On the New York Mercantile Exchange, light sweet crude futures for delivery in November traded at USD89.96 a barrel during European morning trade, adding 0.7%.

Earlier in the day, prices rose by as much as 1% to hit a session high of USD90.33 a barrel.

Oil prices found support after Turkish President Abdullah Gul said Monday that the worst case scenario between his country and Syria are now playing out, fuelling concerns that the conflict in Syria may spread to other countries in the region.

Countries in the Middle East and North Africa were responsible for 36% of global oil production and held 52% of proved reserves in 2011.

Hopes for fresh easing measures from the Chinese central bank also contributed to gains after the People’s Bank of China injected CNY265 billion into the money market, in a bid to ease tight liquidity conditions.

The move raised optimism for further supportive policy measures out of China, the world’s second largest oil consumer after the U.S.

But gains were limited after the International Monetary Fund cut its 2012 global growth forecast earlier in the day and warned of even slower expansion unless officials in the U.S. and Europe address threats to their economies.

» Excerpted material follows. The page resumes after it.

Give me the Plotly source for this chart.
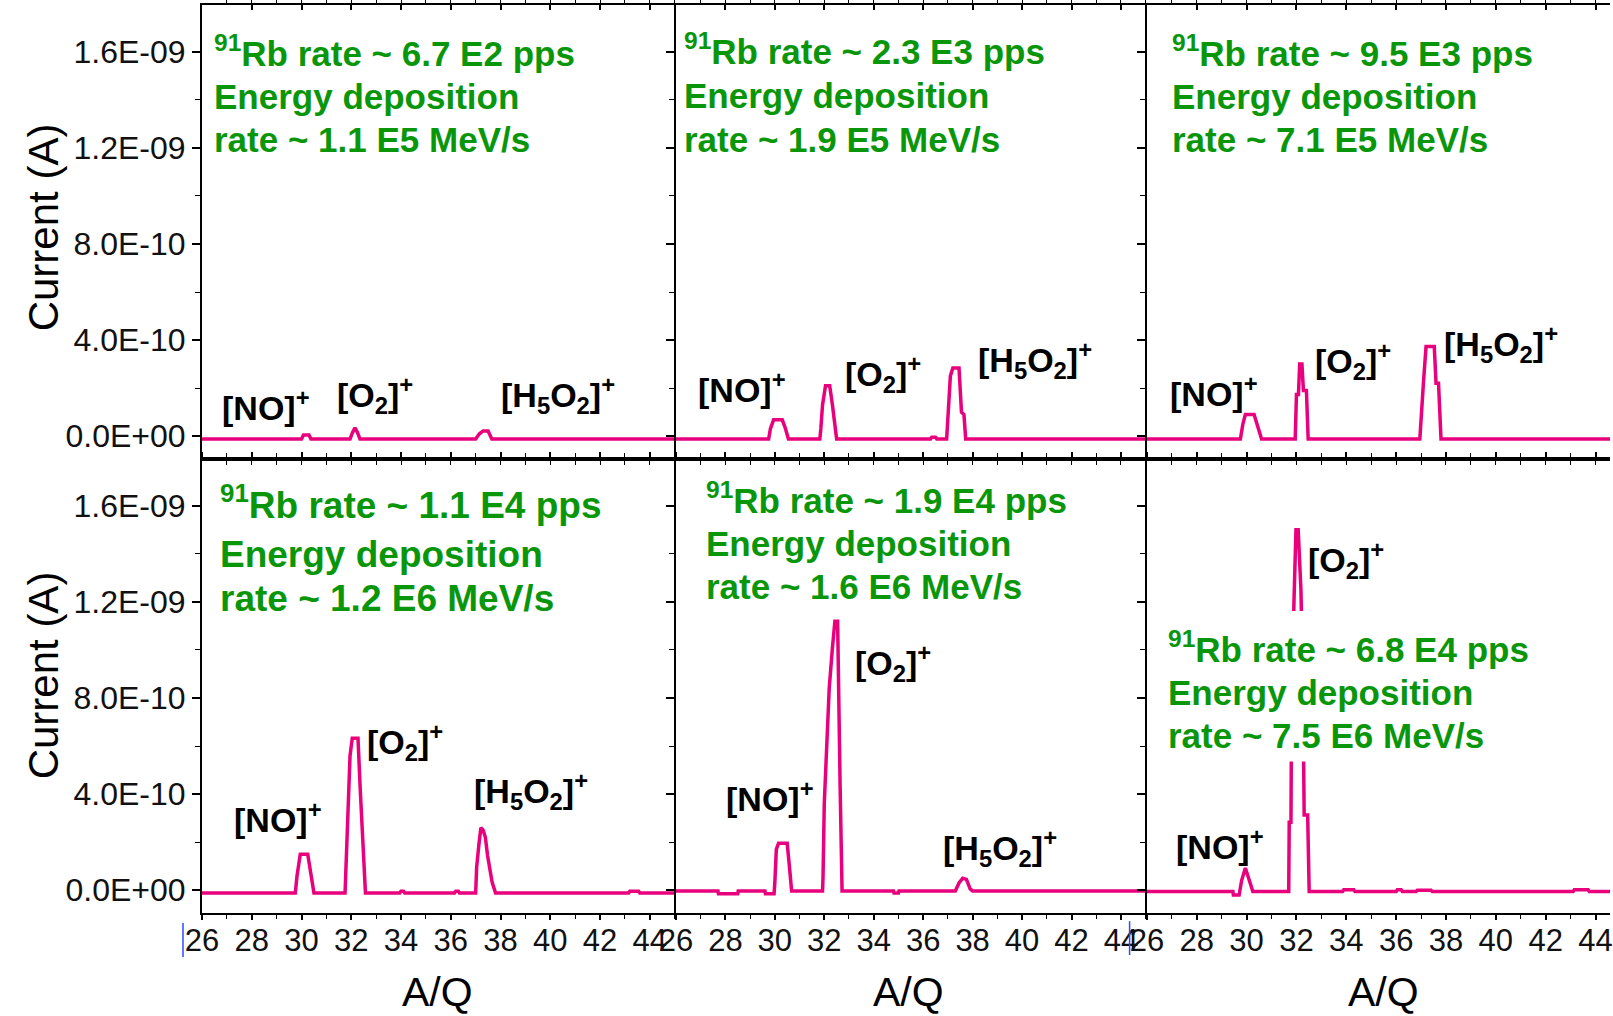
import plotly.graph_objects as go

# ---------------- data ----------------
UNIT = 1e-10  # currents below are in units of 1e-10 A

AQ_RANGE = [26, 45.05]
AQ_RANGE_LAST = [26, 44.58]
I_RANGE = [-0.95e-10, 17.95e-10]

X_TICKVALS = [26, 28, 30, 32, 34, 36, 38, 40, 42, 44]
X_TICKTEXT = ["26", "28", "30", "32", "34", "36", "38", "40", "42", "44"]
Y_TICKVALS = [0, 4e-10, 8e-10, 1.2e-9, 1.6e-9]
Y_TICKTEXT = ["0.0E+00", "4.0E-10", "8.0E-10", "1.2E-09", "1.6E-09"]

# panel 1: 91Rb ~ 6.7E2 pps
p1_aq = [26, 30.0, 30.08, 30.3, 30.38, 31.95, 32.05, 32.15, 32.25, 32.35,
         37.0, 37.15, 37.3, 37.5, 37.65, 45.05]
p1_cur = [-0.12, -0.12, 0.05, 0.05, -0.12, -0.12, 0.15, 0.35, 0.15, -0.12,
          -0.12, 0.1, 0.22, 0.22, -0.12, -0.12]

# panel 2: 91Rb ~ 2.3E3 pps
p2_aq = [26, 29.75, 29.82, 29.95, 30.3, 30.42, 30.55, 31.82, 31.86, 31.93, 32.05,
         32.22, 32.33, 32.45, 32.5, 36.3, 36.35, 36.5, 36.55, 36.95, 37.0, 37.1,
         37.2, 37.45, 37.55, 37.65, 37.72, 45.05]
p2_cur = [-0.12, -0.12, 0.3, 0.68, 0.68, 0.35, -0.12, -0.12, 0.3, 1.3, 2.1,
          2.1, 1.3, 0.2, -0.12, -0.12, -0.04, -0.04, -0.12, -0.12, 0.9, 2.5,
          2.84, 2.84, 1.0, 0.9, -0.12, -0.12]

# panel 3: 91Rb ~ 9.5E3 pps
p3_aq = [26, 29.75, 29.85, 29.95, 30.3, 30.45, 30.6, 31.95, 32.0, 32.08, 32.13,
         32.22, 32.28, 32.4, 32.47, 36.95, 37.0, 37.1, 37.2, 37.53, 37.6, 37.7,
         37.8, 44.58]
p3_cur = [-0.12, -0.12, 0.5, 0.9, 0.9, 0.4, -0.12, -0.12, 1.73, 1.73, 3.0,
          3.0, 1.9, 1.9, -0.12, -0.12, 0.9, 2.3, 3.73, 3.73, 2.2, 2.2,
          -0.12, -0.12]

# panel 4: 91Rb ~ 1.1E4 pps
p4_aq = [26, 29.75, 29.82, 29.95, 30.25, 30.35, 30.5, 31.75, 31.78, 31.86, 31.95,
         32.04, 32.27, 32.36, 32.48, 32.57, 33.95, 34.0, 34.1, 34.15, 36.15, 36.2,
         36.3, 36.35, 37.0, 37.04, 37.13, 37.21, 37.3, 37.39, 37.48, 37.66, 37.8,
         43.15, 43.2, 43.55, 43.6, 45.05]
p4_cur = [-0.12, -0.12, 0.6, 1.5, 1.5, 0.9, -0.12, -0.12, 0.9, 3.1, 5.6,
          6.33, 6.33, 4.2, 2.0, -0.12, -0.12, -0.04, -0.04, -0.12, -0.12, -0.04,
          -0.04, -0.12, -0.12, 0.96, 1.9, 2.6, 2.5, 2.2, 1.43, 0.34, -0.12,
          -0.12, -0.04, -0.04, -0.12, -0.12]

# panel 5: 91Rb ~ 1.9E4 pps
p5_aq = [26, 27.7, 27.72, 28.5, 28.52, 29.6, 29.62, 29.97, 30.0, 30.06, 30.15,
         30.5, 30.58, 30.68, 31.93, 31.95, 32.0, 32.1, 32.2, 32.33, 32.43,
         32.54, 32.57, 32.64, 32.72, 34.8, 34.82, 35.0, 35.02, 37.3, 37.45, 37.6,
         37.75, 37.9, 38.0, 45.05]
p5_cur = [-0.03, -0.03, -0.15, -0.15, -0.03, -0.03, -0.15, -0.15, 0.3, 1.7, 1.95,
          1.95, 1.1, -0.03, -0.03, 0.55, 3.6, 6.4, 8.4, 10.1, 11.2,
          11.2, 8.4, 4.4, -0.03, -0.03, -0.12, -0.12, -0.03, -0.03, 0.3, 0.5,
          0.45, 0.05, -0.03, -0.03]

# panel 6: 91Rb ~ 6.8E4 pps
p6_aq = [26, 29.45, 29.47, 29.7, 29.8, 29.95, 30.05, 30.15, 30.25, 31.69, 31.71,
         31.78, 31.8, 31.9, 31.93, 31.98, 32.07, 32.11, 32.18, 32.25, 32.31, 32.45,
         32.51, 33.85, 33.9, 34.3, 34.35, 36.0, 36.05, 36.2, 36.25, 36.8, 36.85,
         37.4, 37.45, 43.1, 43.15, 43.7, 43.75, 44.58]
p6_cur = [-0.06, -0.06, -0.2, -0.2, 0.4, 0.92, 0.6, 0.3, -0.06, -0.06, 2.83,
          2.83, 7.0, 12.0, 13.3, 15.0, 15.0, 13.9, 12.5, 9.0, 3.13, 3.13,
          -0.06, -0.06, 0.02, 0.02, -0.06, -0.06, 0.02, 0.02, -0.06, -0.06, 0.0,
          0.0, -0.06, -0.06, 0.02, 0.02, -0.06, -0.06]

RB_RATE = ["6.7 E2", "2.3 E3", "9.5 E3", "1.1 E4", "1.9 E4", "6.8 E4"]
EDEP_RATE = ["1.1 E5", "1.9 E5", "7.1 E5", "1.2 E6", "1.6 E6", "7.5 E6"]

ION_NO = "[NO]<sup>+</sup>"
ION_O2 = "[O<sub>2</sub>]<sup>+</sup>"
ION_H5O2 = "[H<sub>5</sub>O<sub>2</sub>]<sup>+</sup>"

# ---------------- layout helpers ----------------
PINK = "#E8007D"
GREEN = "#0A960A"
FONT = "Arial, Liberation Sans, sans-serif"

panels_x = [p1_aq, p2_aq, p3_aq, p4_aq, p5_aq, p6_aq]
panels_y = [p1_cur, p2_cur, p3_cur, p4_cur, p5_cur, p6_cur]

X_DOMAINS = [[0.0, 0.3366], [0.3366, 0.6711], [0.6711, 1.0]]
Y_DOMAINS = [[0.5, 1.0], [0.0, 0.5]]

fig = go.Figure()
for i in range(6):
    sfx = "" if i == 0 else str(i + 1)
    fig.add_trace(go.Scatter(
        x=panels_x[i], y=[v * UNIT for v in panels_y[i]],
        mode="lines", line=dict(color=PINK, width=3.5),
        xaxis="x" + sfx, yaxis="y" + sfx, showlegend=False,
        hoverinfo="skip"))

layout = dict(
    width=1613, height=1016,
    margin=dict(l=202, r=0, t=5, b=103, pad=0),
    paper_bgcolor="white", plot_bgcolor="white",
    font=dict(family=FONT, color="black"),
    showlegend=False,
)

for i in range(6):
    row, col = divmod(i, 3)
    sfx = "" if i == 0 else str(i + 1)
    xr = AQ_RANGE_LAST if col == 2 else AQ_RANGE
    layout["xaxis" + sfx] = dict(
        domain=X_DOMAINS[col], anchor="y" + sfx, range=xr,
        showline=True, linecolor="black", linewidth=2, mirror="allticks",
        ticks="outside" if row == 1 else "inside", ticklen=5, tickwidth=1.5,
        tickcolor="black",
        tickvals=X_TICKVALS, ticktext=X_TICKTEXT,
        minor=dict(tickmode="linear", tick0=26, dtick=1, ticklen=4,
                   tickwidth=1.2, tickcolor="black"),
        showticklabels=(row == 1),
        ticklabeloverflow="allow",
        ticklabelstandoff=-6,
        tickfont=dict(size=31, family=FONT, color="#111"),
        showgrid=False, zeroline=False, fixedrange=True,
    )
    layout["yaxis" + sfx] = dict(
        domain=Y_DOMAINS[row], anchor="x" + sfx, range=I_RANGE,
        showline=True, linecolor="black", linewidth=2, mirror=False,
        ticks="outside", ticklen=8, tickwidth=1.5, tickcolor="black",
        tickvals=Y_TICKVALS, ticktext=Y_TICKTEXT,
        minor=dict(tickmode="linear", tick0=0, dtick=2e-10, ticklen=5,
                   tickwidth=1.2, tickcolor="black"),
        showticklabels=(col == 0),
        tickfont=dict(size=32, family=FONT, color="#111"),
        showgrid=False, zeroline=False, fixedrange=True,
    )

fig.update_layout(**layout)

annotations = []

# green info text: (x left, y centres of the three lines in 1e-10 A, font size)
INFO_POS = [
    (26.45, (15.91, 14.11, 12.31), 35),
    (26.28, (16.00, 14.15, 12.31), 35),
    (26.95, (15.91, 14.11, 12.31), 35),
    (26.68, (16.00, 13.94, 12.11), 37),
    (27.16, (16.21, 14.41, 12.62), 35),
    (26.79, (10.01, 8.17, 6.38), 35),
]
for i in range(6):
    sfx = "" if i == 0 else str(i + 1)
    x0, ys, fs = INFO_POS[i]
    lines = ["<sup>91</sup>Rb rate ~ " + RB_RATE[i] + " pps",
             "Energy deposition",
             "rate ~ " + EDEP_RATE[i] + " MeV/s"]
    for k, (txt, yv) in enumerate(zip(lines, ys)):
        annotations.append(dict(
            x=x0, y=yv * UNIT, xref="x" + sfx, yref="y" + sfx,
            xanchor="left", yanchor="middle", align="left", showarrow=False,
            text=txt, borderpad=0, yshift=3 if k == 0 else 1,
            font=dict(family=FONT, size=fs, color=GREEN, weight="bold"),
        ))

# peak labels: (panel, label, x left, y middle)
LABELS = [
    (0, ION_NO, 26.72, 1.29e-10), (0, ION_O2, 31.33, 1.71e-10), (0, ION_H5O2, 37.92, 1.71e-10),
    (1, ION_NO, 26.80, 2.01e-10), (1, ION_O2, 32.75, 2.57e-10), (1, ION_H5O2, 38.13, 3.17e-10),
    (2, ION_NO, 26.83, 1.88e-10), (2, ION_O2, 32.68, 3.13e-10), (2, ION_H5O2, 37.84, 3.85e-10),
    (3, ION_NO, 27.22, 3.04e-10), (3, ION_O2, 32.57, 6.16e-10), (3, ION_H5O2, 36.85, 4.11e-10),
    (4, ION_NO, 27.94, 3.90e-10), (4, ION_O2, 33.16, 9.46e-10), (4, ION_H5O2, 36.72, 1.76e-10),
    (5, ION_NO, 27.07, 1.89e-10), (5, ION_O2, 32.40, 13.73e-10),
]
for p, lab, lx, ly in LABELS:
    sfx = "" if p == 0 else str(p + 1)
    annotations.append(dict(
        x=lx, y=ly, xref="x" + sfx, yref="y" + sfx,
        xanchor="left", yanchor="middle", showarrow=False, text=lab,
        font=dict(family=FONT, size=34, color="black", weight="bold"),
    ))

# axis titles
for yc in (0.7555, 0.2621):
    annotations.append(dict(
        x=-0.1127, y=yc, xref="paper", yref="paper", text="Current (A)",
        textangle=-90, showarrow=False, xanchor="center", yanchor="middle",
        font=dict(family=FONT, size=42, color="black"),
    ))
for xc in (0.1673, 0.5018, 0.8391):
    annotations.append(dict(
        x=xc, y=-0.0865, xref="paper", yref="paper", text="A/Q",
        showarrow=False, xanchor="center", yanchor="middle",
        font=dict(family=FONT, size=41, color="black"),
    ))

fig.update_layout(annotations=annotations)

shapes = [
    # white backing behind the info text of the last panel (hides the trace there)
    dict(type="rect", xref="x6", yref="y6", x0=26.44, x1=41.9,
         y0=5.36e-10, y1=11.62e-10, fillcolor="white",
         line=dict(width=0), layer="above"),
    # small blue cursor marks present in the original image
    dict(type="line", xref="paper", yref="paper", x0=-0.0135, x1=-0.0135,
         y0=-0.011, y1=-0.0485, line=dict(color="#2a4bff", width=1.5)),
    dict(type="line", xref="paper", yref="paper", x0=0.6588, x1=0.6588,
         y0=-0.009, y1=-0.0463, line=dict(color="#2a4bff", width=1.5)),
]
fig.update_layout(shapes=shapes)

fig.write_html("out.html")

The IMF said that the world economy will grow 3.3% this year, the slowest since the 2009 recession, and 3.6% next year, compared with July predictions of 3.5% in 2012 and 3.9% in 2013.

Market players were also jittery as uncertainty over how soon Spain may formally request a bailout lingered after euro zone finance ministers said Monday that Madrid did not need external financial aid yet.

Later in the day, German Chancellor Angela Merkel was to travel to Athens for talks with Greek political leaders. Meanwhile, finance ministers from the European Union were to conclude a two-day meeting in Luxembourg.

The risk-off trade environment prompted investors to shun riskier assets, such as stocks and commodities and flock to traditional safe haven assets like the U.S. dollar and Treasuries.

The dollar index, which tracks the performance of the greenback against a basket of six other major currencies rose 0.25% to trade at 79.89.

Elsewhere, on the ICE Futures Exchange, Brent oil futures for November delivery gained 0.55% to trade at USD112.64 a barrel, with the spread between the Brent and crude contracts standing at USD22.68 a barrel, the widest level since October 2011.

London-traded Brent prices have been drawing support from a combination of lingering concerns over a disruption to supplies from the Middle East and worries over declining production in the North Sea-region.